前述したように、古代社会においてブラック・マジックを行うのは、差し迫った死活問題への対策だった。穏健に人々が生活しているのに、そこに侵略者がやってきて制圧しようとすると、シャーマンはブラック・マジックによって、これを防御しようとしたのである。これは現代で言う、「呪い」とは違うという点が重要である。そのことを少々説明したい。同じブラック・マジックという言い方でも、つながるソースが異なるのである。例えば、自分たちの命の危機を防ぐという場合、コンタクトするエネルギー・ソースは、自分たちを守護している霊的・神的なエネルギーである。
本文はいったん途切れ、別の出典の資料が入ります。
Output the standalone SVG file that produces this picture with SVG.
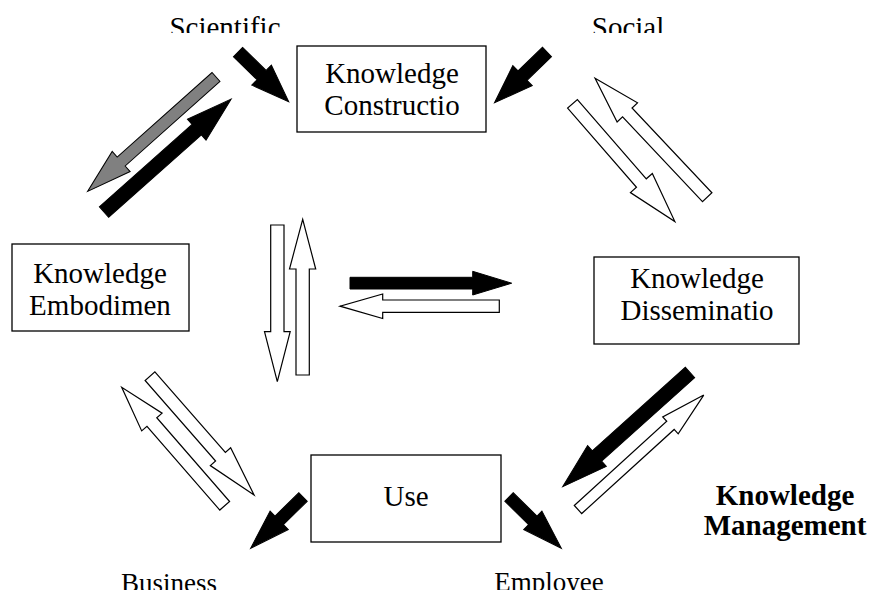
<svg xmlns="http://www.w3.org/2000/svg" width="870" height="590" viewBox="0 0 870 590">
<style>
.box{fill:#fff;stroke:#000;stroke-width:1.3}
.t{font-family:"Liberation Serif","Times New Roman",serif;font-size:29px;fill:#000;text-anchor:middle}
.b{font-weight:bold}
.blk{fill:#000;stroke:#000;stroke-width:1}
.wht{fill:#fff;stroke:#000;stroke-width:1.2}
.gry{fill:#808080;stroke:#000;stroke-width:1}
</style>
<defs>
<clipPath id="topclip"><rect x="0" y="0" width="870" height="33"/></clipPath>
</defs>
<rect width="870" height="590" fill="#fff"/>

<g id="label-scientific" clip-path="url(#topclip)"><text class="t" x="225" y="37">Scientific</text></g>
<g id="label-social" clip-path="url(#topclip)"><text class="t" x="628" y="37">Social</text></g>
<g id="label-business"><text class="t" x="169" y="592" style="font-size:27px">Business</text></g>
<g id="label-employee"><text class="t" x="549" y="591" style="font-size:27px">Employee</text></g>
<g id="label-km"><text class="t b" x="785" y="505">Knowledge</text><text class="t b" x="785" y="535">Management</text></g>

<g id="node-construction">
<rect class="box" x="297" y="46" width="189" height="86"/>
<text class="t" x="392" y="83">Knowledge</text>
<text class="t" x="392" y="115">Constructio</text>
</g>
<g id="node-embodiment">
<rect class="box" x="12" y="244" width="177" height="87"/>
<text class="t" x="100" y="283">Knowledge</text>
<text class="t" x="100" y="315">Embodimen</text>
</g>
<g id="node-dissemination">
<rect class="box" x="594" y="257" width="205" height="87"/>
<text class="t" x="697" y="288">Knowledge</text>
<text class="t" x="697" y="320">Disseminatio</text>
</g>
<g id="node-use">
<rect class="box" x="311" y="455" width="190" height="87"/>
<text class="t" x="406" y="506">Use</text>
</g>

<g id="connectors">
<polygon class="blk" transform="translate(238,52) rotate(44.4)" points="0,-6.5 33,-6.5 33,-14 71,0 33,14 33,6.5 0,6.5"/>
<polygon class="blk" transform="translate(547,52) rotate(136)" points="0,-6.5 34,-6.5 34,-14 73,0 34,14 34,6.5 0,6.5"/>
<polygon class="gry" transform="translate(216,77) rotate(138.3)" points="0,-6 127,-6 127,-13.5 172,0 127,13.5 127,6 0,6"/>
<polygon class="blk" transform="translate(104,212) rotate(-41.6)" points="0,-7 124,-7 124,-14 170,0 124,14 124,7 0,7"/>
<polygon class="wht" transform="translate(572.5,103.8) rotate(49)" points="0,-6.5 105,-6.5 105,-14.5 156,0 105,14.5 105,6.5 0,6.5"/>
<polygon class="wht" transform="translate(707.2,197.2) rotate(-133.3)" points="0,-6.5 116.5,-6.5 116.5,-14 163.5,0 116.5,14 116.5,6.5 0,6.5"/>
<polygon class="wht" points="270.7,225 284,225 284,331.7 290.2,331.7 277.3,381.7 264.5,331.7 270.7,331.7"/>
<polygon class="wht" points="296,375 309.3,375 309.3,269 315.7,269 302.7,219.3 289.5,269 296,269"/>
<polygon class="blk" points="350,277.3 472.7,277.3 472.7,271.3 511.7,283.2 472.7,295 472.7,289 350,289"/>
<polygon class="wht" points="499.3,300 382.7,300 382.7,294 340,306.2 382.7,318.5 382.7,312.3 499.3,312.3"/>
<polygon class="wht" transform="translate(224.7,505.8) rotate(-131)" points="0,-6.5 111,-6.5 111,-13.5 157,0 111,13.5 111,6.5 0,6.5"/>
<polygon class="wht" transform="translate(150,376.2) rotate(48.8)" points="0,-6.5 107,-6.5 107,-13.5 158,0 107,13.5 107,6.5 0,6.5"/>
<polygon class="blk" transform="translate(303,497) rotate(135.6)" points="0,-6 33.3,-6 33.3,-13 73.3,0 33.3,13 33.3,6 0,6"/>
<polygon class="blk" transform="translate(509,497) rotate(44.4)" points="0,-6 33.3,-6 33.3,-13 73.3,0 33.3,13 33.3,6 0,6"/>
<polygon class="blk" transform="translate(690,372.5) rotate(138.1)" points="0,-7 125,-7 125,-14 171,0 125,14 125,7 0,7"/>
<polygon class="wht" transform="translate(578,509.5) rotate(-42.3)" points="0,-5.5 125,-5.5 125,-11.5 170,0 125,11.5 125,5.5 0,5.5"/>
</g>
</svg>
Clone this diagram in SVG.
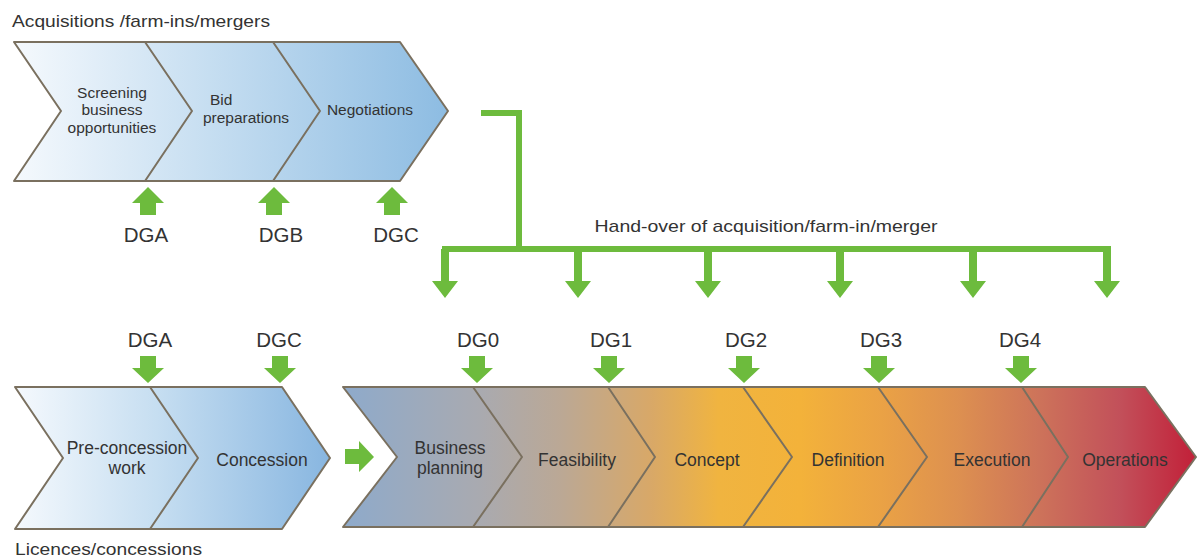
<svg xmlns="http://www.w3.org/2000/svg" width="1197" height="558" viewBox="0 0 1197 558">
<defs>
<linearGradient id="gTop" gradientUnits="userSpaceOnUse" x1="14" y1="0" x2="448" y2="0">
<stop offset="0" stop-color="#f5f9fd"/><stop offset="0.45" stop-color="#c6def1"/><stop offset="1" stop-color="#8dbce2"/>
</linearGradient>
<linearGradient id="gBL" gradientUnits="userSpaceOnUse" x1="15" y1="0" x2="330" y2="0">
<stop offset="0" stop-color="#f5f9fd"/><stop offset="0.45" stop-color="#c6def1"/><stop offset="1" stop-color="#88b6e0"/>
</linearGradient>
<linearGradient id="gBig" gradientUnits="userSpaceOnUse" x1="343" y1="0" x2="1197" y2="0">
<stop offset="0" stop-color="#8eaacb"/>
<stop offset="0.16" stop-color="#a9aab0"/>
<stop offset="0.255" stop-color="#bba895"/>
<stop offset="0.36" stop-color="#d8a868"/>
<stop offset="0.44" stop-color="#f0b440"/>
<stop offset="0.535" stop-color="#f3b23a"/>
<stop offset="0.63" stop-color="#eaa245"/>
<stop offset="0.72" stop-color="#dd9050"/>
<stop offset="0.815" stop-color="#cd735a"/>
<stop offset="0.91" stop-color="#c2505a"/>
<stop offset="1" stop-color="#c21f38"/>
</linearGradient>
</defs>
<style>
.shape{stroke:#7a705f;stroke-width:2;stroke-linejoin:round}
.bd{fill:none;stroke:#7a705f;stroke-width:2;stroke-linejoin:round}
.t{font-family:"Liberation Sans",Arial,sans-serif;fill:#333;text-anchor:middle}
.s14{font-size:15.5px}
.s16{font-size:17px}
.s17{font-size:17.5px}
.dg{font-size:20.5px}
.grn{fill:#6dbb3d}
.line{fill:none;stroke:#6dbb3d;stroke-width:6}
</style>
<text class="t s16" x="12" y="27" style="text-anchor:start" textLength="258" lengthAdjust="spacingAndGlyphs">Acquisitions /farm-ins/mergers</text>
<text class="t s16" x="15" y="555" style="text-anchor:start" textLength="187" lengthAdjust="spacingAndGlyphs">Licences/concessions</text>

<g id="acquisitions">
<path class="shape" fill="url(#gTop)" d="M14,42 L400,42 L448,111 L400,181 L14,181 L61,111 Z"/>
<path class="bd" d="M145,42 L192,111 L145,181"/>
<path class="bd" d="M273,42 L320,111 L273,181"/>
</g>
<g id="screening"><text class="t s14" x="112" y="98">Screening</text><text class="t s14" x="112" y="115">business</text><text class="t s14" x="112" y="133">opportunities</text></g>
<g id="bid"><text class="t s14" x="210" y="105" style="text-anchor:start">Bid</text><text class="t s14" x="246" y="123">preparations</text></g>
<g id="negotiations"><text class="t s14" x="370" y="115">Negotiations</text></g>

<g id="gates-top">
<path class="grn" d="M148,187 L164,203 L156,203 L156,215 L140,215 L140,203 L132,203 Z"/>
<path class="grn" d="M274,187 L290,203 L282,203 L282,215 L266,215 L266,203 L258,203 Z"/>
<path class="grn" d="M392,187 L408,203 L400,203 L400,215 L384,215 L384,203 L376,203 Z"/>
<text class="t dg" x="146" y="242">DGA</text>
<text class="t dg" x="281" y="242">DGB</text>
<text class="t dg" x="396" y="242">DGC</text>
</g>

<g id="connectors">
<path class="line" d="M481,113 L519,113 L519,249"/>
<path class="line" d="M442,249 L1110,249"/>
<g class="grn">
<path d="M441,249 L449,249 L449,281 L458,281 L445,298 L432,281 L441,281 Z"/>
<path d="M574,249 L582,249 L582,281 L591,281 L578,298 L565,281 L574,281 Z"/>
<path d="M704,249 L712,249 L712,281 L721,281 L708,298 L695,281 L704,281 Z"/>
<path d="M836,249 L844,249 L844,281 L853,281 L840,298 L827,281 L836,281 Z"/>
<path d="M969,249 L977,249 L977,281 L986,281 L973,298 L960,281 L969,281 Z"/>
<path d="M1103,246 L1111,246 L1111,281 L1120,281 L1107,298 L1094,281 L1103,281 Z"/>
</g>
<path class="grn" d="M345,449 L359,449 L359,441 L374,457 L359,472 L359,464 L345,464 Z"/>
</g>
<text class="t s16" x="766" y="232" textLength="343" lengthAdjust="spacingAndGlyphs">Hand-over of acquisition/farm-in/merger</text>

<g id="gates-bottom">
<text class="t dg" x="150" y="347">DGA</text>
<text class="t dg" x="279" y="347">DGC</text>
<text class="t dg" x="478" y="347">DG0</text>
<text class="t dg" x="611" y="347">DG1</text>
<text class="t dg" x="746" y="347">DG2</text>
<text class="t dg" x="881" y="347">DG3</text>
<text class="t dg" x="1020" y="347">DG4</text>
<g class="grn">
<path d="M140,356 L156,356 L156,368 L164,368 L148,383 L132,368 L140,368 Z"/>
<path d="M272,356 L288,356 L288,368 L296,368 L280,383 L264,368 L272,368 Z"/>
<path d="M469,356 L485,356 L485,368 L493,368 L477,383 L461,368 L469,368 Z"/>
<path d="M601,356 L617,356 L617,368 L625,368 L609,383 L593,368 L601,368 Z"/>
<path d="M736,356 L752,356 L752,368 L760,368 L744,383 L728,368 L736,368 Z"/>
<path d="M871,356 L887,356 L887,368 L895,368 L879,383 L863,368 L871,368 Z"/>
<path d="M1013,356 L1029,356 L1029,368 L1037,368 L1021,383 L1005,368 L1013,368 Z"/>
</g>
</g>

<g id="licences">
<path class="shape" fill="url(#gBL)" d="M15,387 L282,387 L330,458 L282,529 L15,529 L63,458 Z"/>
<path class="bd" d="M150,387 L198,458 L150,529"/>
</g>
<g id="preconcession"><text class="t s17" x="127" y="454">Pre-concession</text><text class="t s17" x="127" y="474">work</text></g>
<g id="concession"><text class="t s17" x="262" y="466">Concession</text></g>

<g id="phases">
<path class="shape" fill="url(#gBig)" d="M343,387 L1145,387 L1196,457 L1145,527 L343,527 L397,457 Z"/>
<path class="bd" d="M473,387 L522,457 L473,527"/>
<path class="bd" d="M608,387 L655,457 L608,527"/>
<path class="bd" d="M743,387 L792,457 L743,527"/>
<path class="bd" d="M878,387 L927,457 L878,527"/>
<path class="bd" d="M1022,387 L1068,457 L1022,527"/>
</g>
<g id="business"><text class="t s17" x="450" y="454">Business</text><text class="t s17" x="450" y="474">planning</text></g>
<g id="feasibility"><text class="t s17" x="577" y="466">Feasibility</text></g>
<g id="concept"><text class="t s17" x="707" y="466">Concept</text></g>
<g id="definition"><text class="t s17" x="848" y="466">Definition</text></g>
<g id="execution"><text class="t s17" x="992" y="466">Execution</text></g>
<g id="operations"><text class="t s17" x="1125" y="466">Operations</text></g>
</svg>
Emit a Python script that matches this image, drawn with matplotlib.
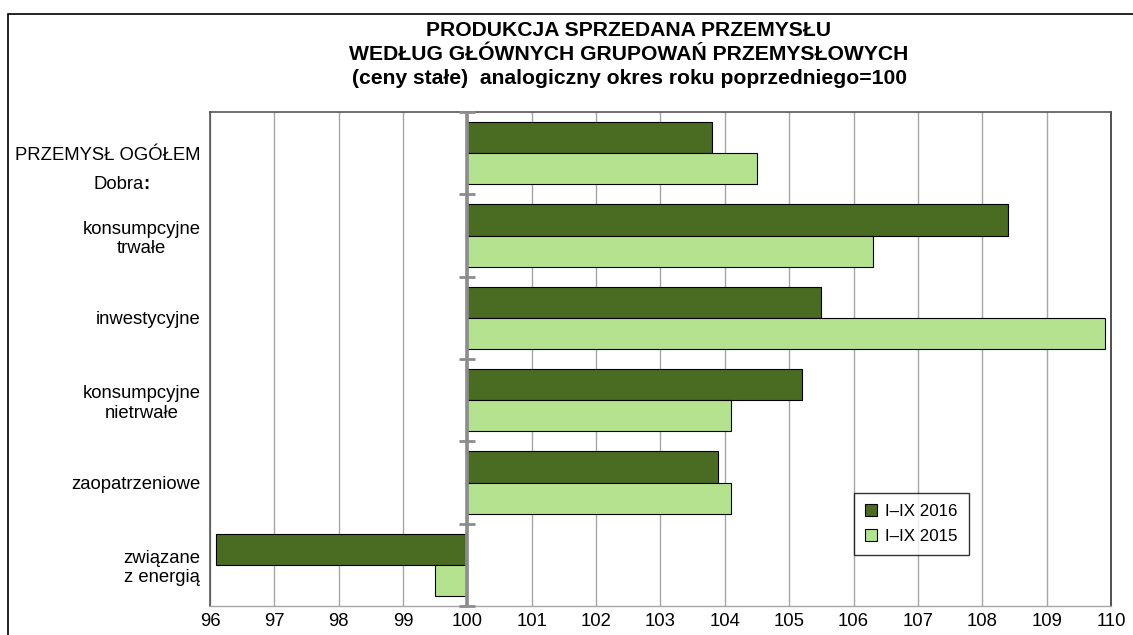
import matplotlib
matplotlib.use("Agg")
import matplotlib.pyplot as plt
from matplotlib.patches import Patch, Rectangle
import numpy as np

plt.rcParams['font.family'] = ['Liberation Sans', 'DejaVu Sans']

categories = ["PRZEMYSŁ OGÓŁEM", "konsumpcyjne\ntrwałe", "inwestycyjne",
              "konsumpcyjne\nnietrwałe", "zaopatrzeniowe", "związane\nz energią"]
values_2016 = [103.8, 108.4, 105.5, 105.2, 103.9, 96.1]
values_2015 = [104.5, 106.3, 109.9, 104.1, 104.1, 99.5]
series_labels = ["I–IX 2016", "I–IX 2015"]
xticks = list(range(96, 111))
title_lines = ["PRODUKCJA SPRZEDANA PRZEMYSŁU",
               "WEDŁUG GŁÓWNYCH GRUPOWAŃ PRZEMYSŁOWYCH",
               "(ceny stałe)  analogiczny okres roku poprzedniego=100"]

W, H = 1133, 635
fig = plt.figure(figsize=(W/100, H/100), dpi=100)
fig.patch.set_facecolor('white')

def fx(px): return px / W
def fy(py): return 1 - py / H

ax = fig.add_axes([fx(210), fy(606), fx(1111) - fx(210), fy(112) - fy(606)])

c16 = '#4a6b22'
c15 = '#b5e28f'
base = 100
y = np.arange(len(categories))
bh = 0.38
ax.barh(y - bh/2, np.array(values_2016) - base, left=base, height=bh,
        color=c16, edgecolor='black', linewidth=0.8, zorder=2)
ax.barh(y + bh/2, np.array(values_2015) - base, left=base, height=bh,
        color=c15, edgecolor='black', linewidth=0.8, zorder=2)

ax.set_xlim(96, 110)
ax.set_ylim(len(categories) - 0.5, -0.5)
ax.set_xticks(xticks)
ax.set_xticklabels([str(t) for t in xticks], fontsize=13.3)
ax.grid(axis='x', color='#a6a6a6', linewidth=1, zorder=0)
ax.set_axisbelow(True)
ax.tick_params(axis='x', length=0, pad=5)
ax.set_yticks(y)
ax.set_yticklabels(categories, fontsize=13.3)
for lbl in ax.get_yticklabels():
    lbl.set_multialignment('center')
ax.tick_params(axis='y', length=0, pad=7)

# axis line at 100 and separator ticks
ax.axvline(base, color='#8c8c8c', linewidth=2.6, zorder=3)
seps = np.arange(len(categories) + 1) - 0.5
ax.plot([base] * len(seps), seps, linestyle='none', marker='_', markersize=11,
        markeredgewidth=2, color='#8c8c8c', zorder=4, clip_on=False)

for side in ['left', 'top']:
    ax.spines[side].set_color('#555555')
    ax.spines[side].set_linewidth(1.2)
ax.spines['right'].set_color('#333333')
ax.spines['right'].set_linewidth(1.2)
ax.spines['bottom'].set_color('#a6a6a6')
ax.spines['bottom'].set_linewidth(1)

# "Dobra:" sub-header
fig.text(fx(144), fy(185), "Dobra", fontsize=13.3, ha='right', va='center')
fig.text(fx(143.5), fy(185), ":", fontsize=13.3, ha='left', va='center', fontweight='bold')

# title
for i, line in enumerate(title_lines):
    fig.text(fx(629), fy(31 + 24 * i), line, fontsize=15.2, fontweight='bold',
             ha='center', va='center')

# legend
handles = [Patch(facecolor=c16, edgecolor='black', linewidth=0.8),
           Patch(facecolor=c15, edgecolor='black', linewidth=0.8)]
leg = fig.legend(handles, series_labels, loc='upper left',
                 bbox_to_anchor=(fx(854), fy(493)), fontsize=12.2,
                 frameon=True, fancybox=False, handlelength=0.7, handleheight=0.7,
                 handletextpad=0.5, labelspacing=0.6, borderpad=0.65, borderaxespad=0)
leg.get_frame().set_edgecolor('black')
leg.get_frame().set_linewidth(1)

# outer frame
fig.patches.append(Rectangle((fx(8), fy(H + 10)), fx(W + 10) - fx(8), fy(14) - fy(H + 10),
                             transform=fig.transFigure, fill=False,
                             edgecolor='black', linewidth=1.2))

fig.savefig("out.png", dpi=100)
この場合、どんな現象が起きるかというと、おそらく侵略する勢力が強力であれば、シャーマンの部族は侵略され、シャーマンたちは別転地に動くことになり、そこで何かしら豊かさの発見がある新たな生活を始める。一方で、侵略した者たちは、一時はその栄華を極めるかもしれないが、やがて衰退し、カルマの法則によってその民族は長きに渡って自分たちのエゴがしでかした侵略行為を償うことを強いられるのである。一方で、現代の「呪い」というのは、「あの人が憎い」「自分が社会的な利益に預かりたい」「自分が幸せになりたい」といったエゴに基づくものがほとんどであろう。こうした場合のブラック・マジックは、霊的に人をおとしめるエネルギー・ソースとのコンタクトが行われる。つまり、そのエネルギー・ソースは「邪悪な悪魔的エネルギー」ということになる。この場合、ある程度の効果は出てくるだろう。しかし、呪術師は「悪魔に魂を売る」ということになり、呪術師といえどもその代償は大きいことになる。悪魔的エネルギーというのは、実在している。悪魔というのは、人間を体験したことの無いエネルギーであり、だから人間の善悪感情などが理解できない。そのため、それがエゴであろうとなんであろうと、呪術師の願望に応えるのである。しかし、こうしたブラック・マジックの場合、ホワイト・マジックによって対抗されれば、多くの場合はホワイト・マジックでの防御が可能である。
日本には古来から、アニミズム文化、古神道などのスピリチュアルな文化があった。そして縄文以前においては、シャーマンが集団のリーダーであった証拠もさまざまにある。その後、飛鳥朝廷、奈良時代と進むごとに呪術の体系は多く取り入れられ、平安時代に陰陽師として結実したといえる。この陰陽師の呪術は、古神道、修験道、密教、道教、秦氏が持ち込んだカバラ、などの呪術がさまざまにブレンドされたものだった。その詳細については、本ホームページの「陰陽師」関連記事にあるので、そちらを参照いただきたい。平安時代は、呪術が政治、医療、文化の中心だったといえる時代である。しかし、こうした日本のシャーマニズムは衰退の一途をたどり、特に明治維新以降、スピリチュアリズムの排斥傾向が強まり、現代においてはいくらかの霊能者たちに、呪術師的な能力が残されているくらいであろう。本来の呪術とは、「霊的・神的なエネルギーとつながり、豊かな人生を歩む術」である。従って、エゴを実現させるためのもの、では決してない。もし日本で「あなたのエゴを実現させます」などと謳っている霊能者、団体等がいたとすれば、そこには本当の呪術はないのである。現代においては、あらゆる形の霊感商法・詐欺商法が横行している。「呪術」を応用したような手口も多く存在している。こうした手口に間違っても引っかからないように注意して欲しい。